Trump Poised To Consolidate Control of GOP at Meeting Next Week, Despite Last-Ditch Effort To Keep RNC Neutral

A proposed resolution barring the Republican National Committee from covering President Trump’s legal fees is unlikely to pass or even be voted on.

AP/Alex Brandon
Republican National Committee chair Ronna McDaniel at an event November 9, 2022, at Washington. AP/Alex Brandon

The Republican National Committee is poised for a leadership shakeup when it meets at Houston next weekend, and at least one RNC member is trying to put the brakes on President Trump’s efforts to consolidate control of the party apparatus.

A committee member from Mississippi, Henry Barbour, is sponsoring two resolutions for the committee to consider — one, to require the committee to remain neutral in the presidential primary until one candidate gets the requisite 1,215 delegates to clinch the nomination; and two, to prohibit RNC funds from being used to pay the legal bills of any Republican candidates.

The latter resolution is clearly aimed at Mr. Trump, who is facing millions in legal fees and is pushing for loyalists and family to run the committee. The problem is, it’s likely too little, too late. “I don’t see it getting any traction,” New Hampshire Republican Party chairman, Chris Ager, tells the Sun of the resolutions. By the end of March, he says, it looks like the primary contest would be mathematically over anyway?”

Mr. Trump beat Nikki Haley by more than 20 points on Saturday in South Carolina, Ms. Haley’s home state. He is leading in polls in upcoming primary states as well. Mr. Trump is poised to clinch the Republican Party nomination by the end of March — and control of the Republican National Committee as well. The RNC chairwoman, Ronna McDaniel, announced in a statement Monday that she will be resigning from her position on March 8.

That’s when the committee will gather for its spring meeting at Houston to vote on a new chairman and co-chairman. Ms. McDaniel’s departure was expected, as Mr. Trump reportedly pressured her to step down since they met at Mar-a-Lago earlier this year. Ms. McDaniel said she would make the announcement after the South Carolina primary. To replace her, Mr. Trump has endorsed the North Carolina Republican Party chairman, Michael Whatley.

Mr.
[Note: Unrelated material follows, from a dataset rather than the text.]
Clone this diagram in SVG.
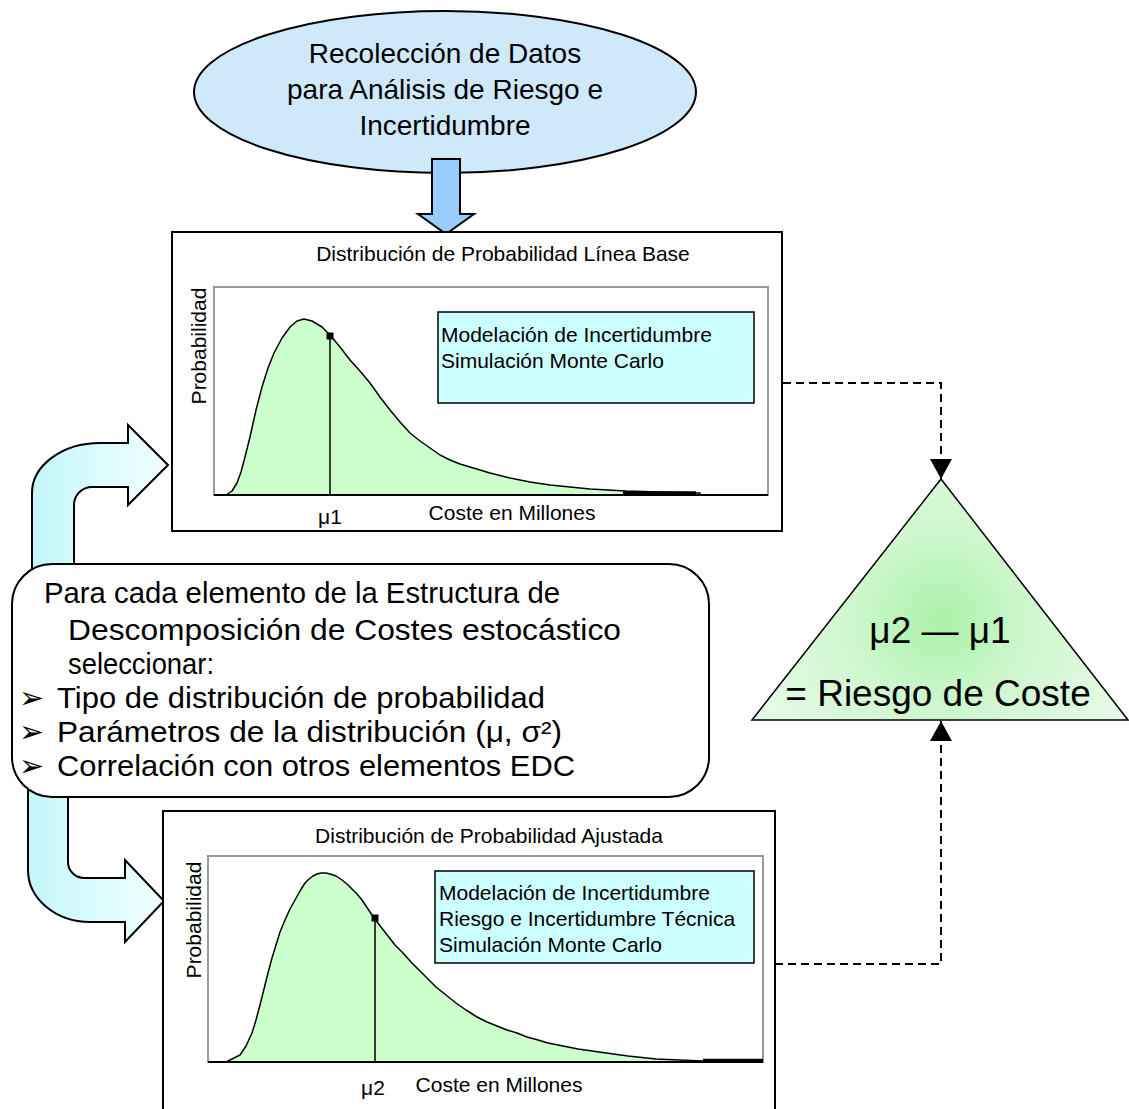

Trump also has endorsed his daughter-in-law, Lara Trump, for co-chairwoman. While Mr. Trump is known for keeping his family close, this latter endorsement caught some by surprise. RNC bylaws stipulate that the chairman and co-chairman be a woman and a man.

A RNC member from Connecticut, Leora Levy, says Ms. McDaniel has been unfairly maligned and blamed for losses in 2018, 2020, and 2022. “Ronna has been a terrific chair,” Ms. Levy says. She says Mr. Whatley is also “terrific.”

“I was the first RNC member to endorse Trump, and I still support him strongly,” Ms. Levy says. “I feel bad for her.”

“Mike Whatley is a highly respected and liked guy with many accomplishments so I think he will go unopposed,” a Republican National Committee member from Massachusetts, Janet Fogarty, tells the Sun.

Lara Trump is also running unopposed, at least so far. “People will do their due diligence just to make sure it’s a good fit,” Mr. Ager says. “The president’s and the presumptive nominee’s opinion matters.”

Mr. Barbour’s second resolution on legal fees is likely a response to the nomination of Lara Trump and to comments she made last week that GOP voters “absolutely” would be open to the RNC paying some or all of Mr. Trump’s legal fees, if it conforms to committee rules. “I think that’s a big interest to people,” she said.

Of the legal fees resolution, Mr. Ager says such a broad rule barring the payment of legal fees ignores the very real threat of political lawfare, and he says the RNC should look at these instances “case by case.” Ms. Fogarty says she would be open to the RNC helping with Mr. Trump’s legal fees if the money was raised with that specific use clearly stated. “If there is a separate line item for legal defense,” she says, “I’m not averse to that.”

Ms. Fogarty says for all the attention Mr. Barbour’s two resolutions are getting, the reality is that it’s “highly unlikely” either will pass or even be voted on. “The resolutions committee doesn’t meet during the spring meeting,” she says. “In order to have it be voted on without going through the resolutions committee, it would require two members from a minimum of ten states to sign on and it would have to be done by I think tomorrow,” she says.

Ms. Levy says the obsession with RNC insider baseball makes the party look more divided than it is. “What is happening is meant to strengthen the party, not divide the party,” she says. “And I just want Democrats to know that they are going to have an adversary in the Republican Party. We are going to elect our nominee.”

“We’re coming and we’ll be united,” Ms. Levy warns.